_WHAT YOU NEED TO DO_
Retype only what runs from the beginning of the data through the line with "plt.rcParams['font.family'] = ['Liberation"; please omit the pictures and keep every line exact.

>> Begin DATASET EXCERPT

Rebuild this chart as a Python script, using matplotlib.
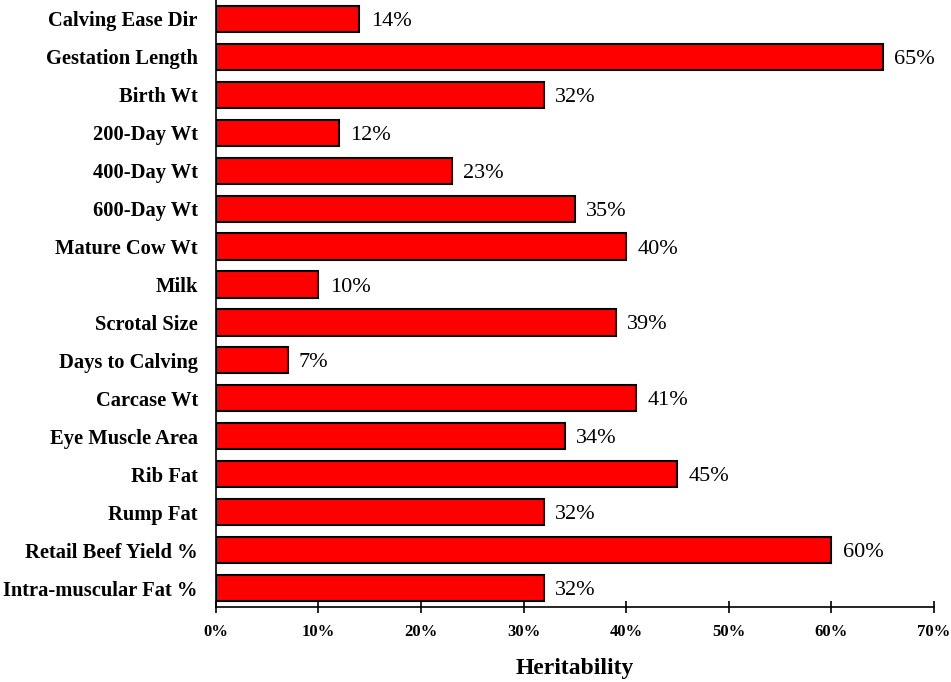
import matplotlib.pyplot as plt

plt.rcParams['font.family'] = ['Liberation Serif', 'DejaVu Serif']

traits = ['Calving Ease Dir', 'Gestation Length', 'Birth Wt', '200-Day Wt',
          '400-Day Wt', '600-Day Wt', 'Mature Cow Wt', 'Milk', 'Scrotal Size',
          'Days to Calving', 'Carcase Wt', 'Eye Muscle Area', 'Rib Fat',
          'Rump Fat', 'Retail Beef Yield %', 'Intra-muscular Fat %']
heritability = [14, 65, 32, 12, 23, 35, 40, 10, 39, 7, 41, 34, 45, 32, 60, 32]
xticks = [0, 10, 20, 30, 40, 50, 60, 70]
xtick_labels = ['0%', '10%', '20%', '30%', '40%', '50%', '60%', '70%']

fig = plt.figure(figsize=(9.51, 6.82), dpi=100)
ax = fig.add_axes([0.227, 0.110, 0.755, 0.890])

pos = range(len(traits))
ax.barh(pos, heritability, height=0.69, color='#ff0000', edgecolor='black', linewidth=1.5)
for i, v in enumerate(heritability):
    ax.text(v + 1.1, i, f'{v}%', va='center_baseline', ha='left', fontsize=16)

ax.set_yticks(list(pos))
ax.set_yticklabels(traits, fontsize=14.8, fontweight='bold')
ax.set_ylim(len(traits) - 0.5, -0.5)
ax.set_xlim(0, 70)
ax.set_xticks(xticks)
ax.set_xticklabels(xtick_labels, fontsize=12, fontweight='bold')
ax.tick_params(axis='y', length=0, pad=13)
ax.tick_params(axis='x', direction='inout', length=8, width=1.2, pad=8)
ax.spines['top'].set_visible(False)
ax.spines['right'].set_visible(False)
ax.spines['left'].set_linewidth(1.2)
ax.spines['bottom'].set_linewidth(1.2)
ax.set_xlabel('Heritability', fontsize=17, fontweight='bold')
ax.xaxis.label.set_va('center')
ax.xaxis.set_label_coords(0.5, -0.102)

fig.savefig('out.png', dpi=100)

>> End DATASET EXCERPT

_COMPLETE OUTPUT_
Rebuild this chart as a Python script, using matplotlib.
import matplotlib.pyplot as plt

plt.rcParams['font.family'] = ['Liberation Serif', 'DejaVu Serif']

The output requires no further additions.